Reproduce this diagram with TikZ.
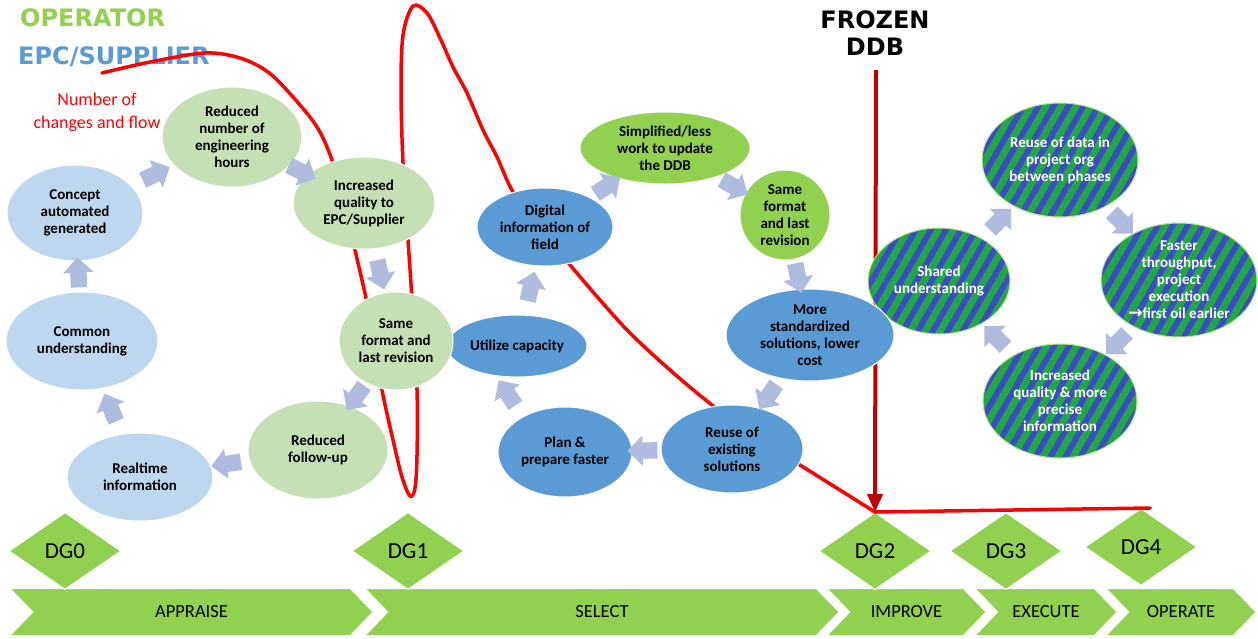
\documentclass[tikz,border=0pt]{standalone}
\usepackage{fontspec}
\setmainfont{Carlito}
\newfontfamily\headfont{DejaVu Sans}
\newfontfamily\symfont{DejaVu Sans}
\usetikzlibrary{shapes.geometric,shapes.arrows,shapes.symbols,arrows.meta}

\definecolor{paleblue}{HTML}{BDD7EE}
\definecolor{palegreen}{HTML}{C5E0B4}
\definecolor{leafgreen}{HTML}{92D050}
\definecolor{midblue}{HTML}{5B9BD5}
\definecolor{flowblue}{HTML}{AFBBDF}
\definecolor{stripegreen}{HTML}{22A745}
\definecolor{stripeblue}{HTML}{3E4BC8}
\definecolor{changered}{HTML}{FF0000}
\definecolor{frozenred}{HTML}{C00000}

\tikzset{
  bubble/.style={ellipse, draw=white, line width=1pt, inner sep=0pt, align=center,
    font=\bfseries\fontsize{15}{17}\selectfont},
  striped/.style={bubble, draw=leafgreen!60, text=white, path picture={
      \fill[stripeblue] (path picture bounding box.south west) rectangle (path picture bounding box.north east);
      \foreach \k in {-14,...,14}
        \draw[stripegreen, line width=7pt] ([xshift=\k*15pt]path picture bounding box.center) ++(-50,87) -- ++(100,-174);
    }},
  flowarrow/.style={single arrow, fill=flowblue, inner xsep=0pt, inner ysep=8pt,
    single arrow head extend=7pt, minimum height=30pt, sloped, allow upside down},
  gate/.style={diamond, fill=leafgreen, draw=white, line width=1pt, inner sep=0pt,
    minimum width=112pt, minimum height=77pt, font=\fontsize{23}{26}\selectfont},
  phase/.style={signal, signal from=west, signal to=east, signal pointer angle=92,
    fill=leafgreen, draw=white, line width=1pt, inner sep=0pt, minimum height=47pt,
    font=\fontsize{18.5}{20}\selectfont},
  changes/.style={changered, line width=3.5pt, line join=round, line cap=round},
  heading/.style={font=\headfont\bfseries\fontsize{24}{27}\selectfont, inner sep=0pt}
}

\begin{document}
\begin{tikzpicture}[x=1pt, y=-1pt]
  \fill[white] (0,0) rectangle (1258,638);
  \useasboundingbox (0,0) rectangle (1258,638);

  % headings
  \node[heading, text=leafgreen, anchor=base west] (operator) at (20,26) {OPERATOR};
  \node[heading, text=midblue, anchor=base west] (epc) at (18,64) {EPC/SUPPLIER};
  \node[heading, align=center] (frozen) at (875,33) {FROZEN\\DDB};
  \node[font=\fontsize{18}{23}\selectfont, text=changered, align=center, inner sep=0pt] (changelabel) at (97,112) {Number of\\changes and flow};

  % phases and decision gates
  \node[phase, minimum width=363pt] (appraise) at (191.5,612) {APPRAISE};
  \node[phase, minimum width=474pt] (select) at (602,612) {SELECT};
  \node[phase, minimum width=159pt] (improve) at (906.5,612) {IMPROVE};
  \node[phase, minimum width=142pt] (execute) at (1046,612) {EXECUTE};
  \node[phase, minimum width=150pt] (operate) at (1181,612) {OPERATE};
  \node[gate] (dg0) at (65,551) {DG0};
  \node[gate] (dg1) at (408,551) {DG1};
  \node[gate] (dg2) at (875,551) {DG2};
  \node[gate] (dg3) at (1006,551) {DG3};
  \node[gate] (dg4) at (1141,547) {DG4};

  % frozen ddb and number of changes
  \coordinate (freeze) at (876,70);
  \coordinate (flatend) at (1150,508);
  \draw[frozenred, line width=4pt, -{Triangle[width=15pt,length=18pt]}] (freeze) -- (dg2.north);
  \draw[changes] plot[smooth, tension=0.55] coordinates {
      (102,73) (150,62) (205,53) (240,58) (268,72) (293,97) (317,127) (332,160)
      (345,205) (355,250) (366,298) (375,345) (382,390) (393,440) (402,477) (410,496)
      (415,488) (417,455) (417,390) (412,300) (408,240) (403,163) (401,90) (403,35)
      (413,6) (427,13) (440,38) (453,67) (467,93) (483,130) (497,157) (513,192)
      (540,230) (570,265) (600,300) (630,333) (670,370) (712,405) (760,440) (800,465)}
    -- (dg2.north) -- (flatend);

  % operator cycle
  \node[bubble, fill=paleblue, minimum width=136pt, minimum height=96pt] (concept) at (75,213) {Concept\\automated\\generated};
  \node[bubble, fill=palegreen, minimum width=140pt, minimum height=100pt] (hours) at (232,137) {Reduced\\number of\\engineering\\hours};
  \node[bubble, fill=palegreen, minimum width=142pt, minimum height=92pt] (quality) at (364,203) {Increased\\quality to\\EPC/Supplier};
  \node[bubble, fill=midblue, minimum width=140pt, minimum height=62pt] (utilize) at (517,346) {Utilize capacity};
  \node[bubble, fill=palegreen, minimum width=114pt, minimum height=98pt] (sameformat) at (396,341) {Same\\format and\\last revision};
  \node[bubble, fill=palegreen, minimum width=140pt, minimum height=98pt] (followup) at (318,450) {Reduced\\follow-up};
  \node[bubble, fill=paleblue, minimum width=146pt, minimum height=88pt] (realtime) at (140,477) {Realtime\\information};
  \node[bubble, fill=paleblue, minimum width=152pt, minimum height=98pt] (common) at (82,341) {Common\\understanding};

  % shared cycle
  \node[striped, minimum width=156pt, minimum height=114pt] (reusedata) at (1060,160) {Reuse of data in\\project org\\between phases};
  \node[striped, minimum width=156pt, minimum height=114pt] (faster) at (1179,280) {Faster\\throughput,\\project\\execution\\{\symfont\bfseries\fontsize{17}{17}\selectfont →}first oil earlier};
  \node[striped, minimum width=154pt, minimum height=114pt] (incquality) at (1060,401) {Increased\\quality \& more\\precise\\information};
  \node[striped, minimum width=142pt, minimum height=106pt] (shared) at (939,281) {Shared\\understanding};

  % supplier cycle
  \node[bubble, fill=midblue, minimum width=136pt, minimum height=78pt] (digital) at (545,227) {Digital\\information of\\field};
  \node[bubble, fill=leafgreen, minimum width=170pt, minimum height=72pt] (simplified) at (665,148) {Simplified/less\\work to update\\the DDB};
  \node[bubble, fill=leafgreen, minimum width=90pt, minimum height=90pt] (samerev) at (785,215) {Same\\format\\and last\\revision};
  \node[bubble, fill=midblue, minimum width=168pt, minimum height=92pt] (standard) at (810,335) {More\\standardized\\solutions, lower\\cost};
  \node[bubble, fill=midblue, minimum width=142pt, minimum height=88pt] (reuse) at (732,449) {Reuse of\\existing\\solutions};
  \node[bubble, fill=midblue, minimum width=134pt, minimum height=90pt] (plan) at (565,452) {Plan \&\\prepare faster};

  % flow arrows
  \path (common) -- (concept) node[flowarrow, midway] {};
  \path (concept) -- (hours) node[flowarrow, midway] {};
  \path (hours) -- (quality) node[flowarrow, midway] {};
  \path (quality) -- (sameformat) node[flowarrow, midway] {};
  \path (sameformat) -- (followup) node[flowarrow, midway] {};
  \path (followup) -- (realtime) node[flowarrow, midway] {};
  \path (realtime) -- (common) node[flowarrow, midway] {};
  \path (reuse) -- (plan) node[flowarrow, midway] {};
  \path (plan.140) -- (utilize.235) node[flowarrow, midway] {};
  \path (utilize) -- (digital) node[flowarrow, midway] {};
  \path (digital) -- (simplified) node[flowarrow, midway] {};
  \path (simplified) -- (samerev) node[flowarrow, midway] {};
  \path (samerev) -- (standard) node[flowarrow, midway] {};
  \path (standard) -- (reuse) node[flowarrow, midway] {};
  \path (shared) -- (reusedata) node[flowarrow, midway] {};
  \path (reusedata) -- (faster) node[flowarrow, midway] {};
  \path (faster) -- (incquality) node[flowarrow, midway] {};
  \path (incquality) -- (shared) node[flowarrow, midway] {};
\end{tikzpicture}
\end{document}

> _Short exercise_: In the data above, please extract the lines from the first one through the line with "text=changered, align=center, inner", exactly, and keep pictures out.

> _Written response_:
Reproduce this diagram with TikZ.
\documentclass[tikz,border=0pt]{standalone}
\usepackage{fontspec}
\setmainfont{Carlito}
\newfontfamily\headfont{DejaVu Sans}
\newfontfamily\symfont{DejaVu Sans}
\usetikzlibrary{shapes.geometric,shapes.arrows,shapes.symbols,arrows.meta}

\definecolor{paleblue}{HTML}{BDD7EE}
\definecolor{palegreen}{HTML}{C5E0B4}
\definecolor{leafgreen}{HTML}{92D050}
\definecolor{midblue}{HTML}{5B9BD5}
\definecolor{flowblue}{HTML}{AFBBDF}
\definecolor{stripegreen}{HTML}{22A745}
\definecolor{stripeblue}{HTML}{3E4BC8}
\definecolor{changered}{HTML}{FF0000}
\definecolor{frozenred}{HTML}{C00000}

\tikzset{
  bubble/.style={ellipse, draw=white, line width=1pt, inner sep=0pt, align=center,
    font=\bfseries\fontsize{15}{17}\selectfont},
  striped/.style={bubble, draw=leafgreen!60, text=white, path picture={
      \fill[stripeblue] (path picture bounding box.south west) rectangle (path picture bounding box.north east);
      \foreach \k in {-14,...,14}
        \draw[stripegreen, line width=7pt] ([xshift=\k*15pt]path picture bounding box.center) ++(-50,87) -- ++(100,-174);
    }},
  flowarrow/.style={single arrow, fill=flowblue, inner xsep=0pt, inner ysep=8pt,
    single arrow head extend=7pt, minimum height=30pt, sloped, allow upside down},
  gate/.style={diamond, fill=leafgreen, draw=white, line width=1pt, inner sep=0pt,
    minimum width=112pt, minimum height=77pt, font=\fontsize{23}{26}\selectfont},
  phase/.style={signal, signal from=west, signal to=east, signal pointer angle=92,
    fill=leafgreen, draw=white, line width=1pt, inner sep=0pt, minimum height=47pt,
    font=\fontsize{18.5}{20}\selectfont},
  changes/.style={changered, line width=3.5pt, line join=round, line cap=round},
  heading/.style={font=\headfont\bfseries\fontsize{24}{27}\selectfont, inner sep=0pt}
}

\begin{document}
\begin{tikzpicture}[x=1pt, y=-1pt]
  \fill[white] (0,0) rectangle (1258,638);
  \useasboundingbox (0,0) rectangle (1258,638);

  % headings
  \node[heading, text=leafgreen, anchor=base west] (operator) at (20,26) {OPERATOR};
  \node[heading, text=midblue, anchor=base west] (epc) at (18,64) {EPC/SUPPLIER};
  \node[heading, align=center] (frozen) at (875,33) {FROZEN\\DDB};
  \node[font=\fontsize{18}{23}\selectfont, text=changered, align=center, inner sep=0pt] (changelabel) at (97,112) {Number of\\changes and flow};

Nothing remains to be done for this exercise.